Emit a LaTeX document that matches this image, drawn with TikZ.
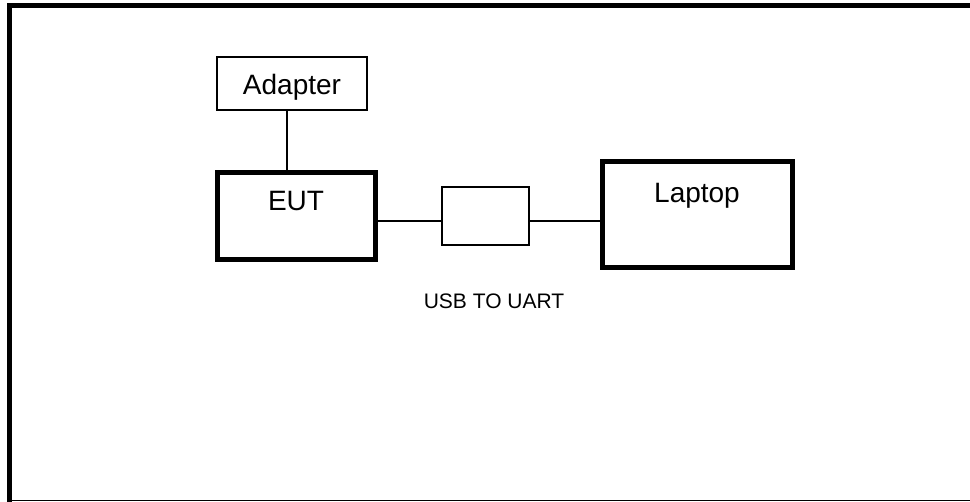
\documentclass[tikz,border=0pt]{standalone}
\usepackage{fontspec}
\setmainfont{Liberation Sans}
\usetikzlibrary{positioning}
\tikzset{
  thinbox/.style={draw, line width=1.3pt, inner sep=0pt, outer sep=0pt},
  thickbox/.style={draw, line width=5pt, inner sep=0pt, outer sep=0pt},
  wire/.style={line width=1.3pt}
}
\begin{document}
\begin{tikzpicture}[x=1pt,y=-1pt]
    \useasboundingbox (0,0) rectangle (970,502);
    % frame
    \draw [line width=5pt] (975,5.5)--(9.5,5.5)--(9.5,505);
    \draw [line width=1.5pt] (7,500.5)--(975,500.5);
    % boxes
    \node [thinbox, anchor=north west, minimum width=150pt,
           text height=38pt, text depth=15pt,
           font=\fontsize{28}{32}\selectfont] (adapter) at (217,57) {Adapter};
    \node [thickbox, anchor=north west, minimum width=158pt,
           text height=38pt, text depth=49pt,
           font=\fontsize{28}{32}\selectfont] (eut) at (217,173) {EUT};
    \node [thinbox, anchor=north west, minimum width=87pt, minimum height=58pt] (usb) at (442,187) {};
    \node [thickbox, anchor=north west, minimum width=190pt,
           text height=41pt, text depth=65pt,
           font=\fontsize{28}{32}\selectfont] (laptop) at (602,162) {Laptop};
    \node [font=\fontsize{21}{24}\selectfont] (usblabel) at (494,301) {USB TO UART};
    % wires
    \draw [wire] ([xshift=-5pt]adapter.south)--([xshift=-5pt]adapter.south |- eut.north);
    \coordinate (usbin) at ([yshift=-5pt]usb.west);
    \coordinate (usbout) at ([yshift=-5pt]usb.east);
    \draw [wire] (eut.east |- usbin)--(usbin);
    \draw [wire] (usbout)--(laptop.west |- usbout);
\end{tikzpicture}
\end{document}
________________________
DIRECTIONS: Write out every line above exactly as it is, leaving out the pictures.

SOLUTION TO THE PROBLEM:
Emit a LaTeX document that matches this image, drawn with TikZ.
\documentclass[tikz,border=0pt]{standalone}
\usepackage{fontspec}
\setmainfont{Liberation Sans}
\usetikzlibrary{positioning}
\tikzset{
  thinbox/.style={draw, line width=1.3pt, inner sep=0pt, outer sep=0pt},
  thickbox/.style={draw, line width=5pt, inner sep=0pt, outer sep=0pt},
  wire/.style={line width=1.3pt}
}
\begin{document}
\begin{tikzpicture}[x=1pt,y=-1pt]
    \useasboundingbox (0,0) rectangle (970,502);
    % frame
    \draw [line width=5pt] (975,5.5)--(9.5,5.5)--(9.5,505);
    \draw [line width=1.5pt] (7,500.5)--(975,500.5);
    % boxes
    \node [thinbox, anchor=north west, minimum width=150pt,
           text height=38pt, text depth=15pt,
           font=\fontsize{28}{32}\selectfont] (adapter) at (217,57) {Adapter};
    \node [thickbox, anchor=north west, minimum width=158pt,
           text height=38pt, text depth=49pt,
           font=\fontsize{28}{32}\selectfont] (eut) at (217,173) {EUT};
    \node [thinbox, anchor=north west, minimum width=87pt, minimum height=58pt] (usb) at (442,187) {};
    \node [thickbox, anchor=north west, minimum width=190pt,
           text height=41pt, text depth=65pt,
           font=\fontsize{28}{32}\selectfont] (laptop) at (602,162) {Laptop};
    \node [font=\fontsize{21}{24}\selectfont] (usblabel) at (494,301) {USB TO UART};
    % wires
    \draw [wire] ([xshift=-5pt]adapter.south)--([xshift=-5pt]adapter.south |- eut.north);
    \coordinate (usbin) at ([yshift=-5pt]usb.west);
    \coordinate (usbout) at ([yshift=-5pt]usb.east);
    \draw [wire] (eut.east |- usbin)--(usbin);
    \draw [wire] (usbout)--(laptop.west |- usbout);
\end{tikzpicture}
\end{document}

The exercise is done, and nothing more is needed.